Sunday 12 February 2012

At first it takes everyone a few nights to get use to sleeping on a rocking boat, expecialy if you own the boat. I sleep like a baby on the boat. I remember my Dad telling me when he would sleep in the focsle of his fishing boat it was like sleeping in the belly of a whale. I sleep wonderfully on a boat, especially at anchor in a quiet harbor on a clear (and calm) night. You get really in tune with the boat and surroundings, and wake at any sound out of place. Jennie can even sleep in the focsle when at times she goes zero gravity, she won't even blink. However, last night was a new lesson in sleeping on a boat.

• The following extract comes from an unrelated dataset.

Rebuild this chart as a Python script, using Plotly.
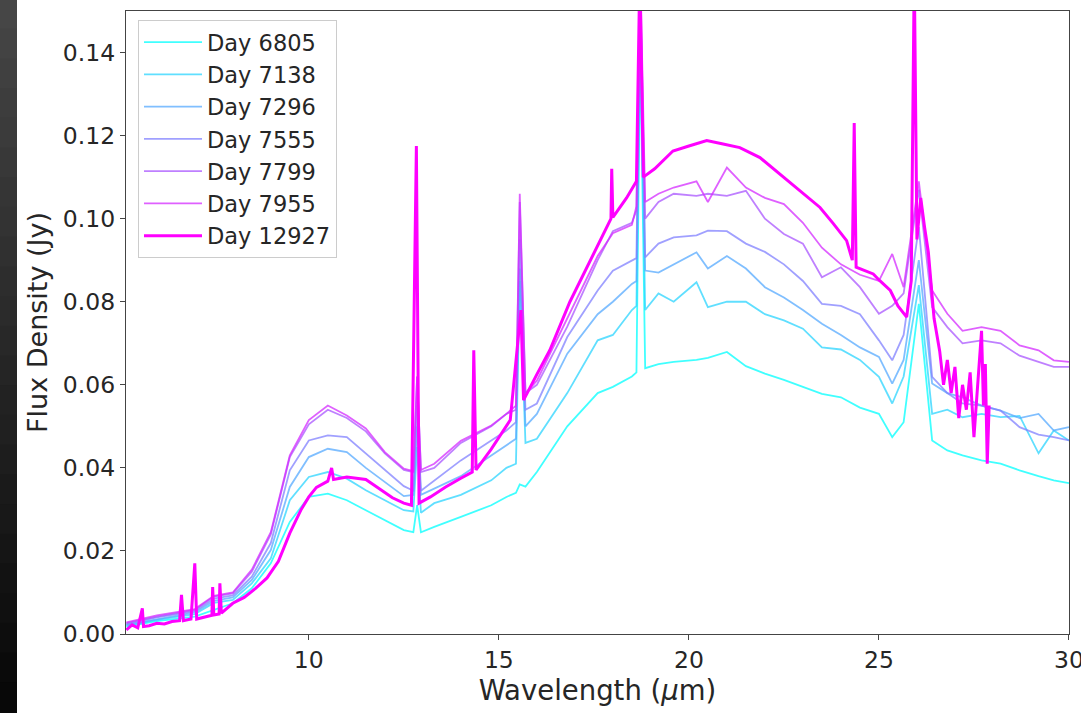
import plotly.graph_objects as go

# ---------------- data ----------------
day_labels = ["Day 6805", "Day 7138", "Day 7296", "Day 7555", "Day 7799", "Day 7955", "Day 12927"]

# common wavelength grid for the lower-resolution spectra (micron)
wave_lr = [5.2, 6.0, 7.0, 7.5, 8.0, 8.5, 9.0, 9.5, 10.0, 10.5, 11.0, 11.5, 12.0, 12.5,
           12.75, 12.85, 12.95, 13.3, 14.0, 14.8, 15.2, 15.45, 15.55, 15.7, 16.0, 16.8,
           17.6, 18.0, 18.5, 18.62, 18.72, 18.85, 19.2, 19.6, 20.2, 20.5, 21.0, 21.5,
           22.0, 22.5, 23.0, 23.5, 24.0, 24.5, 25.0, 25.35, 25.65, 26.05, 26.4, 26.8,
           27.2, 27.7, 28.2, 28.7, 29.2, 29.6, 30.0]

flux_6805 = [0.0018, 0.0031, 0.0042, 0.0058, 0.0074, 0.0110, 0.0170, 0.0270, 0.0330, 0.0338,
             0.0322, 0.0298, 0.0274, 0.0250, 0.0245, 0.0310, 0.0245, 0.0258, 0.0282, 0.0310,
             0.0330, 0.0340, 0.0360, 0.0355, 0.0390, 0.0500, 0.0580, 0.0595, 0.0620, 0.0630,
             0.1420, 0.0640, 0.0650, 0.0655, 0.0660, 0.0665, 0.0679, 0.0645, 0.0627, 0.0612,
             0.0595, 0.0578, 0.0570, 0.0545, 0.0530, 0.0474, 0.0510, 0.0795, 0.0466, 0.0442,
             0.0430, 0.0418, 0.0410, 0.0394, 0.0380, 0.0370, 0.0363]

flux_7138 = [0.0020, 0.0034, 0.0048, 0.0075, 0.0082, 0.0122, 0.0182, 0.0322, 0.0378, 0.0390,
             0.0374, 0.0346, 0.0322, 0.0298, 0.0295, 0.0450, 0.0292, 0.0315, 0.0335, 0.0370,
             0.0400, 0.0410, 0.0850, 0.0460, 0.0470, 0.0580, 0.0707, 0.0720, 0.0780, 0.0790,
             0.1450, 0.0780, 0.0820, 0.0800, 0.0847, 0.0787, 0.0800, 0.0800, 0.0770, 0.0755,
             0.0735, 0.0690, 0.0685, 0.0660, 0.0619, 0.0555, 0.0620, 0.0840, 0.0530, 0.0540,
             0.0522, 0.0530, 0.0522, 0.0525, 0.0435, 0.0490, 0.0466]

flux_7296 = [0.0022, 0.0036, 0.0052, 0.0080, 0.0088, 0.0130, 0.0202, 0.0354, 0.0426, 0.0446,
             0.0438, 0.0400, 0.0366, 0.0332, 0.0335, 0.0500, 0.0335, 0.0350, 0.0380, 0.0430,
             0.0455, 0.0470, 0.0880, 0.0500, 0.0530, 0.0675, 0.0770, 0.0800, 0.0843, 0.0850,
             0.1500, 0.0875, 0.0870, 0.0890, 0.0919, 0.0880, 0.0910, 0.0880, 0.0835, 0.0810,
             0.0780, 0.0747, 0.0720, 0.0690, 0.0667, 0.0603, 0.0660, 0.0900, 0.0603, 0.0580,
             0.0570, 0.0550, 0.0538, 0.0520, 0.0530, 0.0490, 0.0498]

flux_7555 = [0.0024, 0.0040, 0.0055, 0.0085, 0.0093, 0.0138, 0.0219, 0.0394, 0.0466, 0.0478,
             0.0474, 0.0434, 0.0394, 0.0356, 0.0345, 0.0550, 0.0345, 0.0370, 0.0418, 0.0466,
             0.0490, 0.0510, 0.0950, 0.0540, 0.0555, 0.0715, 0.0827, 0.0875, 0.0900, 0.0905,
             0.1550, 0.0907, 0.0940, 0.0955, 0.0960, 0.0971, 0.0970, 0.0940, 0.0920, 0.0890,
             0.0850, 0.0795, 0.0790, 0.0770, 0.0707, 0.0659, 0.0720, 0.0980, 0.0619, 0.0580,
             0.0555, 0.0550, 0.0538, 0.0498, 0.0480, 0.0474, 0.0466]

flux_7799 = [0.0026, 0.0042, 0.0058, 0.0090, 0.0098, 0.0150, 0.0240, 0.0426, 0.0505, 0.0540,
             0.0520, 0.0488, 0.0435, 0.0395, 0.0390, 0.0620, 0.0390, 0.0400, 0.0460, 0.0500,
             0.0530, 0.0540, 0.1040, 0.0580, 0.0600, 0.0740, 0.0900, 0.0970, 0.0990, 0.1020,
             0.1550, 0.1000, 0.1040, 0.1060, 0.1055, 0.1060, 0.1055, 0.1067, 0.1000, 0.0963,
             0.0940, 0.0859, 0.0883, 0.0835, 0.0771, 0.0790, 0.0820, 0.1070, 0.0787, 0.0739,
             0.0700, 0.0707, 0.0700, 0.0670, 0.0655, 0.0643, 0.0643]

flux_7955 = [0.0028, 0.0045, 0.0060, 0.0092, 0.0100, 0.0155, 0.0245, 0.0430, 0.0515, 0.0550,
             0.0526, 0.0495, 0.0438, 0.0398, 0.0392, 0.0620, 0.0395, 0.0410, 0.0465, 0.0502,
             0.0530, 0.0550, 0.1060, 0.0580, 0.0610, 0.0760, 0.0910, 0.0965, 0.0985, 0.1030,
             0.1600, 0.1040, 0.1060, 0.1075, 0.1090, 0.1040, 0.1123, 0.1075, 0.1050, 0.1035,
             0.0990, 0.0930, 0.0890, 0.0865, 0.0850, 0.0915, 0.0835, 0.1090, 0.0827, 0.0771,
             0.0730, 0.0739, 0.0730, 0.0695, 0.0683, 0.0659, 0.0655]

# high-resolution spectrum for Day 12927
wave_12927 = [5.2, 5.35, 5.5, 5.62, 5.65, 5.8, 6.0, 6.2, 6.4, 6.6, 6.65, 6.7, 6.9, 7.0, 7.05,
              7.2, 7.45, 7.47, 7.5, 7.64, 7.66, 7.7, 8.0, 8.3, 8.6, 8.9, 9.2, 9.5, 9.8, 10.0,
              10.2, 10.5, 10.6, 10.65, 11.0, 11.5, 11.9, 12.2, 12.5, 12.7, 12.83, 12.9, 13.2,
              13.6, 14.0, 14.3, 14.34, 14.4, 14.8, 15.0, 15.3, 15.58, 15.65, 16.0, 16.34,
              16.87, 17.3, 17.66, 17.95, 17.97, 18.0, 18.36, 18.62, 18.71, 18.8, 19.1, 19.58,
              20.0, 20.47, 20.9, 21.34, 21.87, 22.39, 22.92, 23.45, 23.8, 24.15, 24.3, 24.35,
              24.4, 24.85, 25.03, 25.3, 25.5, 25.73, 25.85, 25.93, 26.0, 26.1, 26.2, 26.3,
              26.45, 26.6, 26.7, 26.8, 26.9, 27.0, 27.1, 27.2, 27.3, 27.4, 27.5, 27.6, 27.7,
              27.75, 27.8, 27.85, 27.9]
flux_12927 = [0.0010, 0.0022, 0.0015, 0.0062, 0.0018, 0.0020, 0.0026, 0.0024, 0.0030, 0.0032,
              0.0094, 0.0032, 0.0036, 0.0170, 0.0036, 0.0040, 0.0045, 0.0113, 0.0046, 0.0048,
              0.0122, 0.0050, 0.0074, 0.0088, 0.0110, 0.0135, 0.0175, 0.0243, 0.0300, 0.0330,
              0.0353, 0.0368, 0.0400, 0.0372, 0.0378, 0.0372, 0.0346, 0.0328, 0.0315, 0.0310,
              0.1175, 0.0315, 0.0330, 0.0354, 0.0375, 0.0390, 0.0683, 0.0395, 0.0445, 0.0474,
              0.0515, 0.0780, 0.0563, 0.0625, 0.0683, 0.0800, 0.0880, 0.0947, 0.1000, 0.1120,
              0.1003, 0.1050, 0.1090, 0.1600, 0.1100, 0.1120, 0.1163, 0.1175, 0.1188, 0.1180,
              0.1171, 0.1147, 0.1108, 0.1067, 0.1027, 0.0988, 0.0947, 0.0900, 0.1230, 0.0883,
              0.0867, 0.0850, 0.0827, 0.0790, 0.0763, 0.0850, 0.1600, 0.0950, 0.1050, 0.0980,
              0.0920, 0.0760, 0.0680, 0.0600, 0.0660, 0.0580, 0.0643, 0.0520, 0.0600, 0.0540,
              0.0630, 0.0474, 0.0600, 0.0730, 0.0550, 0.0650, 0.0410, 0.0550]

x_ticks = [10, 15, 20, 25, 30]
y_ticks = [0.00, 0.02, 0.04, 0.06, 0.08, 0.10, 0.12, 0.14]

# ---------------- figure ----------------
W, H = 1081, 713
L, R, T, B = 126, 12, 11, 79
pw, ph = W - L - R, H - T - B

series = [
    (wave_lr, flux_6805, "rgba(0,255,255,0.75)", 1.8),
    (wave_lr, flux_7138, "rgba(43,212,255,0.75)", 1.8),
    (wave_lr, flux_7296, "rgba(85,170,255,0.75)", 1.8),
    (wave_lr, flux_7555, "rgba(128,128,255,0.75)", 1.8),
    (wave_lr, flux_7799, "rgba(170,85,255,0.75)", 1.8),
    (wave_lr, flux_7955, "rgba(212,43,255,0.75)", 1.8),
    (wave_12927, flux_12927, "rgba(255,0,255,1)", 3.0),
]

fig = go.Figure()
for (xs, ys, col, lw), name in zip(series, day_labels):
    fig.add_trace(go.Scatter(x=xs, y=ys, mode="lines", name=name,
                             line=dict(color=col, width=lw)))

# dark strip on the left edge of the page (gradient imitation, overlapping bands)
n_bands = 24
for i in range(n_bands):
    y0_px = H * i / n_bands - 1
    y1_px = H * (i + 1) / n_bands + 1
    g = int(70 - 62 * i / (n_bands - 1))
    fig.add_shape(type="rect", xref="paper", yref="paper", layer="below",
                  x0=(-2 - L) / pw, x1=(17 - L) / pw,
                  y0=(H - B - y1_px) / ph, y1=(H - B - y0_px) / ph,
                  fillcolor=f"rgb({g},{g},{g})", line=dict(width=0))

axis_common = dict(showgrid=False, zeroline=False, showline=True, mirror=True,
                   linecolor="#444444", linewidth=1.3, ticks="outside", ticklen=5,
                   tickcolor="#444444", tickwidth=1.2, ticklabeloverflow="allow",
                   automargin=False,
                   tickfont=dict(family="DejaVu Sans", size=23.5, color="#262626"))

fig.update_xaxes(range=[5.19, 30.001], tickvals=x_ticks,
                 title=dict(text="Wavelength (<i>μ</i>m)", standoff=3,
                            font=dict(family="DejaVu Sans", size=27.5, color="#262626")),
                 **axis_common)
fig.update_yaxes(range=[0, 0.15], tickvals=y_ticks, tickformat=".2f",
                 title=dict(text="Flux Density (Jy)", standoff=7,
                            font=dict(family="DejaVu Sans", size=27, color="#262626")),
                 **axis_common)

fig.update_layout(
    width=W, height=H,
    margin=dict(l=L, r=R, t=T, b=B, autoexpand=False),
    paper_bgcolor="white", plot_bgcolor="white",
    showlegend=True,
    legend=dict(x=(138 - L) / pw, y=1 - (20 - T) / ph, xanchor="left", yanchor="top",
                bgcolor="white", bordercolor="#cccccc", borderwidth=1,
                font=dict(family="DejaVu Sans", size=22.5, color="#262626"),
                itemwidth=58, tracegroupgap=0),
)

fig.write_html("out.html")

First of it was below zero (32) degrees, in Florida. I thought we left the cold, but mother nature always has tricks up her sleeve. So we were bundled under layers of covers (even Dexter). That wasn't so bad, but what made it a new experience was how the boat reacted to the 35 knot winds. At the moment Cypraea is on "the hard", which means on land. She has 7 stands holding her upright, and 50% of her weight below the top of the jack stands, this is usually very stable. The wind was so strong last night that Cypraea would shake and bounce every time there was a big gust. But not the nice fluid motion that happens on water, kinda felt like driving over a rough road. This kept waking me up every once in a while, this and the cold. We don't have a heater either, who would have thought.

So living on the hard is hardly a rigid state, nothing with boats is. I leave this post with something my late brother Matthew said, "Anchoring is a dumb term, there isn't anything stationary about it."